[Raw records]
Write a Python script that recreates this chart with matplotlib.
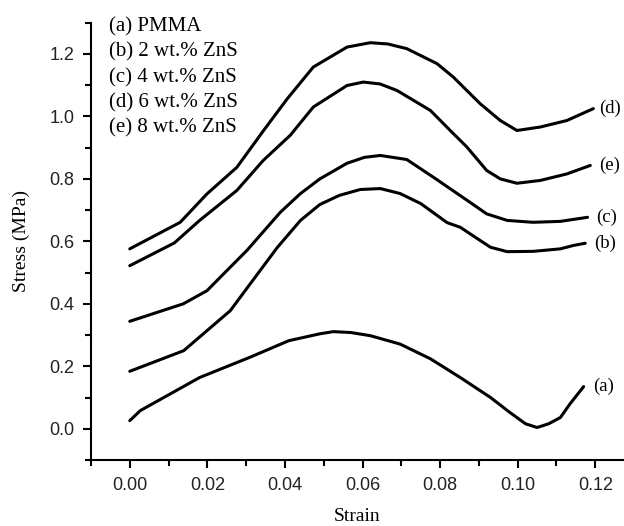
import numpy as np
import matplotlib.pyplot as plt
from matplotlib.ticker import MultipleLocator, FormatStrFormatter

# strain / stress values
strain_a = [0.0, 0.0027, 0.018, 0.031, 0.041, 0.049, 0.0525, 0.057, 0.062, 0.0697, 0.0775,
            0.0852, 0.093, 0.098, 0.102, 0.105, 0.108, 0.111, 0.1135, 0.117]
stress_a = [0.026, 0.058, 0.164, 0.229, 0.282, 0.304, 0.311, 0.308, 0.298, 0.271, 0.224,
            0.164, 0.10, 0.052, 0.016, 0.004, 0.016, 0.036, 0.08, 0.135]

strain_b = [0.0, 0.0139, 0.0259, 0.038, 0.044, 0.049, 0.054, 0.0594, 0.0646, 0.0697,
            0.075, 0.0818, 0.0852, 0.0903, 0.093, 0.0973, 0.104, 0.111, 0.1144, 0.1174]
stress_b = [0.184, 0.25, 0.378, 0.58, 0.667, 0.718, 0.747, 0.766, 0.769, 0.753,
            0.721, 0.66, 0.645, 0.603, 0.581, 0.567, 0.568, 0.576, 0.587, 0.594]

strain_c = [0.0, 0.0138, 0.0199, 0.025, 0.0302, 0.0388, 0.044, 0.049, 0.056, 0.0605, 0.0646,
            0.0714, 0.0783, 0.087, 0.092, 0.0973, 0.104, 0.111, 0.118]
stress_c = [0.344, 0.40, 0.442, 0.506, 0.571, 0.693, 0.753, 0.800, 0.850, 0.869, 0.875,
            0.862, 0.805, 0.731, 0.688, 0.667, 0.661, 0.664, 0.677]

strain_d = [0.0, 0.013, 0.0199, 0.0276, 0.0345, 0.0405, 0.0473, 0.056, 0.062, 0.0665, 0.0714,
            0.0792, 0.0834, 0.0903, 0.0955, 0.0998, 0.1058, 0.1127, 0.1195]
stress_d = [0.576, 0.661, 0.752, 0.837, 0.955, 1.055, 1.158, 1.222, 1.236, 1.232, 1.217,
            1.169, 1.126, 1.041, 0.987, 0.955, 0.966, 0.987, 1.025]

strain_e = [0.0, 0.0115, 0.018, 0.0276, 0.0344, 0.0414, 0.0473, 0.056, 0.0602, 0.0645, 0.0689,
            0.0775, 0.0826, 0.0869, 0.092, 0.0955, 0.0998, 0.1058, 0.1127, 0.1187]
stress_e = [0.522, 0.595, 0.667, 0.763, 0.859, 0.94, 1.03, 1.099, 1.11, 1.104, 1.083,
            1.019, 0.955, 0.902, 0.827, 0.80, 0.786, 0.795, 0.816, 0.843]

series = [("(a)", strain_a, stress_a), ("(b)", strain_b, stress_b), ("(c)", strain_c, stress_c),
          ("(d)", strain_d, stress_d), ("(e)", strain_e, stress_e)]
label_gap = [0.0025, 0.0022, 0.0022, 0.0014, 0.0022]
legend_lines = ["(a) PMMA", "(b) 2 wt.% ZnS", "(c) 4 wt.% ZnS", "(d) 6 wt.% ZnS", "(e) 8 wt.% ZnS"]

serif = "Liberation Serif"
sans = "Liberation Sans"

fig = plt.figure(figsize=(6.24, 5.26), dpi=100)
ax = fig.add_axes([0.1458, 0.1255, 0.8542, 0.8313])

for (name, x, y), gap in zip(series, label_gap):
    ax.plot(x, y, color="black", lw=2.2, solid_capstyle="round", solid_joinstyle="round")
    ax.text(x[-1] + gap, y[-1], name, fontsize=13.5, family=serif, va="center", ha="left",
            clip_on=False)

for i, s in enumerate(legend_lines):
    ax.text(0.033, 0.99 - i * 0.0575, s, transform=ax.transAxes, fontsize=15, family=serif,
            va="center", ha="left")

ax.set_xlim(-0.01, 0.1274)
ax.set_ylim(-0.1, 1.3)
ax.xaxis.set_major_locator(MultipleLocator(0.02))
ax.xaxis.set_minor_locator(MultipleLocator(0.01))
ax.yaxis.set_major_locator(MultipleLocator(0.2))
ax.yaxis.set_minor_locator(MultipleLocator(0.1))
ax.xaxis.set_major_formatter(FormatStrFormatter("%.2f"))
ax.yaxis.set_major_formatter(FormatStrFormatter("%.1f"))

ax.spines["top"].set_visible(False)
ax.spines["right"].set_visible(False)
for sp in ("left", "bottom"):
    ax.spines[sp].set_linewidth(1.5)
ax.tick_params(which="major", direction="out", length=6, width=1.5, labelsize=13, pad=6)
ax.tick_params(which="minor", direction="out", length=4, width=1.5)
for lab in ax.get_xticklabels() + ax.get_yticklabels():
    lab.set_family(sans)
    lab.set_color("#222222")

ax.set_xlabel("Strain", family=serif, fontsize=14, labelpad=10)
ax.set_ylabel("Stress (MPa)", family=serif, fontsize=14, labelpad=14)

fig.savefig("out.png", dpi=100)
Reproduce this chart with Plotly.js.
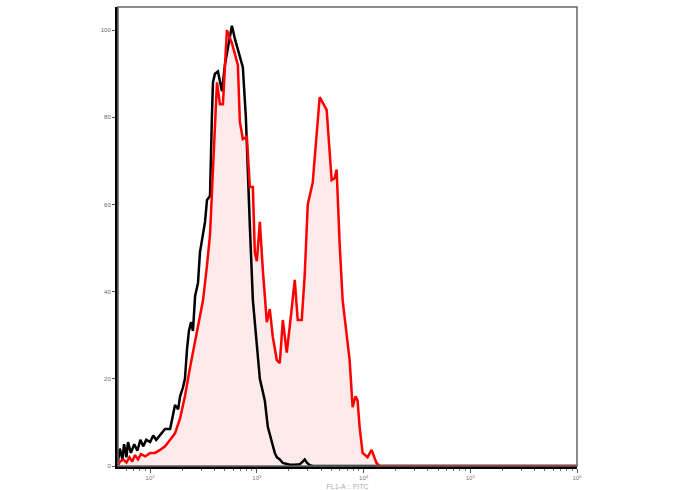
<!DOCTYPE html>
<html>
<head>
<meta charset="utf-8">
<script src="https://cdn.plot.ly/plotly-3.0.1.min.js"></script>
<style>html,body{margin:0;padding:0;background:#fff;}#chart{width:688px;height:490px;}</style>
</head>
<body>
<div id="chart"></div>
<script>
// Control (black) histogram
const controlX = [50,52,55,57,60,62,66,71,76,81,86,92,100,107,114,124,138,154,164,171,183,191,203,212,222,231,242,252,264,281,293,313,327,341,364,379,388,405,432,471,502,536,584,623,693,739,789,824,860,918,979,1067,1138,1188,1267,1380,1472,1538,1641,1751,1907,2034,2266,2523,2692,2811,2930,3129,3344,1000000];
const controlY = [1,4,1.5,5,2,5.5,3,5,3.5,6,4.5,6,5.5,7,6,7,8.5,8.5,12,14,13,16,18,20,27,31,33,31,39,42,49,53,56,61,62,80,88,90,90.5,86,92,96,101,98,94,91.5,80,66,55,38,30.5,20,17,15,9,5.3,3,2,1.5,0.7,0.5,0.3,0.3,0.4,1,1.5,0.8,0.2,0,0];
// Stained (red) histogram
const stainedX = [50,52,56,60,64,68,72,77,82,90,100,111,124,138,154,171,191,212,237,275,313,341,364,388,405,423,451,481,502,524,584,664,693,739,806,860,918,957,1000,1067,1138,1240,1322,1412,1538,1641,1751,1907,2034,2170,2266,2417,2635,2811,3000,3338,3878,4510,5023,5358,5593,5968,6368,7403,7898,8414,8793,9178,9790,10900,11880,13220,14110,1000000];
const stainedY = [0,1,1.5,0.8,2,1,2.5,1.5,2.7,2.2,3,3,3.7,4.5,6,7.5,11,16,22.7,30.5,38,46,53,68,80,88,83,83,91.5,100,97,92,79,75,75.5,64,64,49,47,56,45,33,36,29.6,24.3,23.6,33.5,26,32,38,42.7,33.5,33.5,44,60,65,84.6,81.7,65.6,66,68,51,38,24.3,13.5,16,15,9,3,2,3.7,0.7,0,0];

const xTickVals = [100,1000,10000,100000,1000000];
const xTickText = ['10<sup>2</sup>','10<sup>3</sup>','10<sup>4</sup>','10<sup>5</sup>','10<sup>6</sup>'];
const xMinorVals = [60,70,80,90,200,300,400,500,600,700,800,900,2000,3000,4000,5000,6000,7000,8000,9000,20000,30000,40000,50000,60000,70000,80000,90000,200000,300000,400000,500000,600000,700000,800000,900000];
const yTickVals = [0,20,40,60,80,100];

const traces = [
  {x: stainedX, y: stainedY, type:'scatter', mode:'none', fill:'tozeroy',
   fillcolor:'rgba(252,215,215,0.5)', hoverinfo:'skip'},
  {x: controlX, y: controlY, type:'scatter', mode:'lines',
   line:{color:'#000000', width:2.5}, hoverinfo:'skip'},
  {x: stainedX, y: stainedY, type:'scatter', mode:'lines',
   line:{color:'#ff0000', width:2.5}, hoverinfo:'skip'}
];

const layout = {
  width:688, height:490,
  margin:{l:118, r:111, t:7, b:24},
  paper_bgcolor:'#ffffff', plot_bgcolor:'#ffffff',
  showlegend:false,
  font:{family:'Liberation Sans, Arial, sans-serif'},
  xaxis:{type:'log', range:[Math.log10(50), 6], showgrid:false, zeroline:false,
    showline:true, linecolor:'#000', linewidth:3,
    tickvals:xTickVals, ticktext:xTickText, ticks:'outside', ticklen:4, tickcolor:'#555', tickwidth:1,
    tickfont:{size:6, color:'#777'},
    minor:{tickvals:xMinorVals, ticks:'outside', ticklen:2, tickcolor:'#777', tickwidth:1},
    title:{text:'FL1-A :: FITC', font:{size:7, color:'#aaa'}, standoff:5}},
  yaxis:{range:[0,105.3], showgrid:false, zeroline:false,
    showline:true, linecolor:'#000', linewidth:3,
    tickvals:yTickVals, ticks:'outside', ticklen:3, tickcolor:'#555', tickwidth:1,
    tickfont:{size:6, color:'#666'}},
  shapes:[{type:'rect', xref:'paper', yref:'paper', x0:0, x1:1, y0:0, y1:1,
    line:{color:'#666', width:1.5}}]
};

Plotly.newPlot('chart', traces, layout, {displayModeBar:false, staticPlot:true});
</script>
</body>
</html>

WHAT YOU NEED TO DO: Only the lines from the start of the material through the line containing "0.164, 0.10, 0.052, 0.016, 0.004, 0.016, 0.036, 0.08, 0.135]" should be transcribed. Pictures stay out.

OUTPUT BELOW:
Write a Python script that recreates this chart with matplotlib.
import numpy as np
import matplotlib.pyplot as plt
from matplotlib.ticker import MultipleLocator, FormatStrFormatter

# strain / stress values
strain_a = [0.0, 0.0027, 0.018, 0.031, 0.041, 0.049, 0.0525, 0.057, 0.062, 0.0697, 0.0775,
            0.0852, 0.093, 0.098, 0.102, 0.105, 0.108, 0.111, 0.1135, 0.117]
stress_a = [0.026, 0.058, 0.164, 0.229, 0.282, 0.304, 0.311, 0.308, 0.298, 0.271, 0.224,
            0.164, 0.10, 0.052, 0.016, 0.004, 0.016, 0.036, 0.08, 0.135]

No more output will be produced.